In Table 1, we present results from simple linear probability models as well as conditional logistic regressions that better fit the dichotomous dependent variable. Within each model type, we estimate models with (1) senator and roll-call fixed effects and (2) state and roll-call fixed effects. We also include a specific time trend for each state in all models and cluster our standard errors at the senator or state level, depending on the fixed effects. State-specific time trends address the possibility that states’ preferences on these issues changed over the period, and that this change could vary by state. One potential threat to our design is if important features of states’ preferences for foreign-policy oversight were also important for switching to popular election. Our state-specific time trends help partially mitigate this by allowing states to change in different directions and in different rates.
![](/img/missing-image.png)
The two fixed-effects approaches allow us to test slightly different things. The senator-fixed-effects models assess changes to the individual senator’s behavior rather than change brought about by the election of new senators. This measures the impact of the change-in-principal on individual senators. In total, we observe 26 senators with 396 total votes cast before and after a change to direct primaries. In the state-fixed-effects models, information is drawn from changes within states’ combined voting, which combines the effects of individual change with replacement, the changes brought about by new senators with different tendencies getting elected under a different electoral system.

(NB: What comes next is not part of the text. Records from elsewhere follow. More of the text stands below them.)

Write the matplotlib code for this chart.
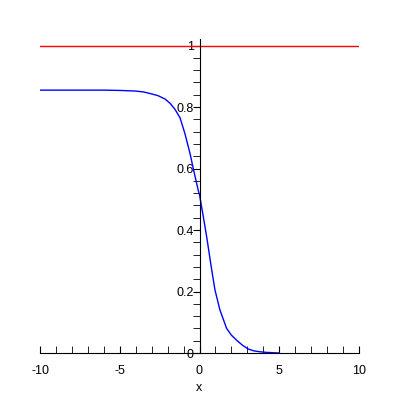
import matplotlib
matplotlib.use("Agg")
import matplotlib.pyplot as plt
from matplotlib.ticker import MultipleLocator

plt.rcParams['font.family'] = ['Liberation Sans', 'DejaVu Sans']

# curve
xs = [-10, -8, -6, -5, -4, -3.5, -3.1, -2.6, -2.16, -1.84, -1.53, -1.22, -0.91, -0.59, -0.39, -0.08, 0,
      0.24, 0.45, 0.76, 0.97, 1.28, 1.7, 2.0, 2.32, 2.7, 3.05, 3.4, 3.78, 4.2, 5]
ys = [0.855, 0.855, 0.855, 0.854, 0.852, 0.849, 0.844, 0.837, 0.826, 0.812, 0.792, 0.765, 0.713, 0.648, 0.60, 0.529, 0.515,
      0.443, 0.378, 0.272, 0.205, 0.14, 0.08, 0.058, 0.042, 0.025, 0.013, 0.007, 0.004, 0.002, 0.0]
line_x = [-10, 10]
line_y = [1, 1]

fig = plt.figure(figsize=(4, 4), dpi=100)
ax = fig.add_axes([0.1, 0.1175, 0.7975, 0.784])

ax.plot(line_x, line_y, color="red", lw=1)
ax.plot(xs, ys, color="blue", lw=1)

ax.set_xlim(-10, 10)
ax.set_ylim(0, 1.02)

ax.spines["left"].set_position(("data", 0))
ax.spines["bottom"].set_position(("data", 0))
ax.spines["right"].set_visible(False)
ax.spines["top"].set_visible(False)

ax.xaxis.set_major_locator(MultipleLocator(5))
ax.xaxis.set_minor_locator(MultipleLocator(1))
ax.yaxis.set_major_locator(MultipleLocator(0.2))
ax.yaxis.set_minor_locator(MultipleLocator(0.04))
ax.tick_params(axis="x", which="both", direction="in", length=5, labelsize=9, pad=9)
ax.tick_params(axis="y", which="both", direction="out", length=5, labelsize=9, pad=-1)
ax.set_xticks([-10, -5, 0, 5, 10])
ax.set_xticklabels(["-10", "-5", "0", "5", "10"])
ax.set_yticks([0, 0.2, 0.4, 0.6, 0.8, 1])
ax.set_yticklabels(["0", "0.2", "0.4", "0.6", "0.8", "1"])

fig.text(0.4975, 0.022, "x", ha="center", fontsize=9)

fig.savefig("out.png", dpi=100)
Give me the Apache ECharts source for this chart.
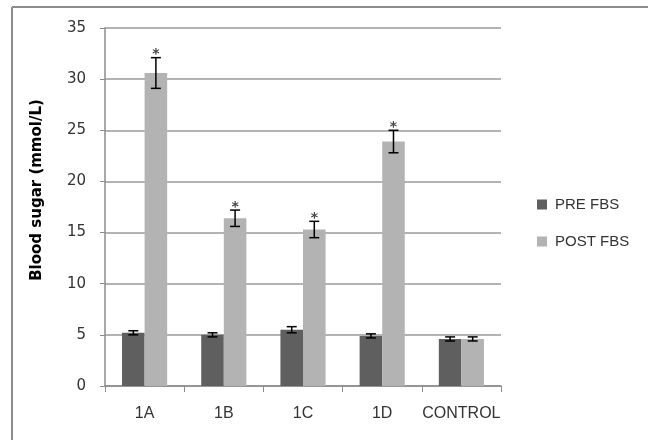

The models indicate that senators subject to direct election were more likely to vote in favor of presidential autonomy. Senators subject to a popular vote were about 25 percentage points more likely to support presidential discretion than earlier in their careers under legislative electoral systems (Model 1). We recover a similar relationship (22 percentage points) in the state-fixed-effects model (Model 3).
Our theoretical arguments do not predict whether this transition is driven by changing the behavior of existing senators or replacing senators with new ones. However, a comparison of the models allows us to speak fairly conclusively to that question, and the evidence weighs in favor of the conversion of existing senators. Specifically, the similarity of these two effect sizes between Model 1 and Model 3 indicates that the impact of direct election arises primarily from the changes in the behavior of sitting senators rather than changes in who was in the Senate. This does not, however, foreclose the possibility that, had existing senators been less responsive, replacement could also have been a powerful mechanism.
Co-partisanship is only significant in models with state fixed effects, most likely due to the limited variation in presidential partisanship in these phase-in years (Democrats only held the presidency during the split administration of Grover Cleveland) meaning that many senators had little or no variation in presidential party during their time in office. As a consequence, the state-fixed-effects models are better equipped to reveal the role of co-partisanship—senators sought foreign policy autonomy for their own party’s presidents more than rival-party presidents by about 10 percentage points.
To better understand the source of the shift to deference on foreign policy matters and the extent to which it might be concentrated among the president’s co-partisans or rivals, we interact Direct Election and President Co-partisan. Again, we present four models (Table 2): two OLS models (1 and 3) and two conditional logistic regressions (Models 2 and 4), varying whether we specify senator or state fixed effects.
![](/img/missing-image.png)
The increase in deference among partisan rivals as we move from indirect to direct election likely owes to the low partisan salience of foreign policy at the turn of the 20th century. In this context, the president’s partisan opponents in the Senate were more available to shift once overseen by less watchful eyes, in large part because co-partisans were naturally more likely to delegate even before the institutional shift to direct election. It was primarily party power brokers who enforced state legislative oversight of senators when it came to constraining presidential foreign policy. As a result, co-partisans were under less pressure than rivals to constrain under indirect election, allowing for the greater swing to occur among the rival partisans with the transition to direct election. For example, during the McKinley, Roosevelt, and Taft Administrations, attempts to provide the president with authority to negotiate trade agreements (to promote trade reciprocity) and to create a Tariff Commission found some Democratic support. This pattern is borne out in Figure 2.
![](/img/missing-image.png)
Additionally, we consider the possibility that we are capturing larger Congressional trends that happened to coincide with the transition to direct elections. This would undermine our thesis as the shift to direct election only occurred in the Senate. To address this, we conduct placebo tests on the US House, following identical specifications to those found in Tables 1 and 2. We find no comparable relationship with switching senatorial election type on House votes. (As an example, Figure 3 below is derived from Table 1 Model 3 and the identical model for the House.) This implies that the changes in senatorial allowance of presidential discretion are senate-specific and timed to the piecemeal adoption of popular election.
![](/img/missing-image.png)
Conclusion
We find that the shift to the direct election of senators played an underappreciated role in the emergence of the modern presidency. Prior to direct election, comparatively more sophisticated and informed state legislators were the principals selecting and overseeing senators. Afterward, amateurs (regular citizens who were less sophisticated and informed) took on this role. As a consequence, the shift to direct election broke the careful equilibrium required for the system of checks and balances to function as the Framers intended and fundamentally altered both the demographics and policy preferences of the relevant median voter, with predictable consequences. With their political futures now determined by direct election, senators no longer had sufficient incentives to engage with foreign policy, thus opening the door for the emergence of modern presidents.
—
[1] Even when not particularly versed in or concerned with foreign affairs in their own right, state legislators were pushed in ways that led to the election of senators better positioned to constrain presidential foreign policy preferences. State legislators in this period were highly reliant on “power brokers”—party bosses, party machines, and wealthy patrons—for political survival. These power brokers, who had wide-ranging business and financial interests, pushed state legislators to select senators who were attentive to defending the institutional prerogatives of the chamber, including in the realm of foreign policy.
[2] The approach also differentiates between our argument and the rival possibility that the federal income tax empowered the modern presidency by increasing financial autonomy. While the 16th and 17th Amendments were ratified in close succession, the income tax was not adopted piecemeal by the states.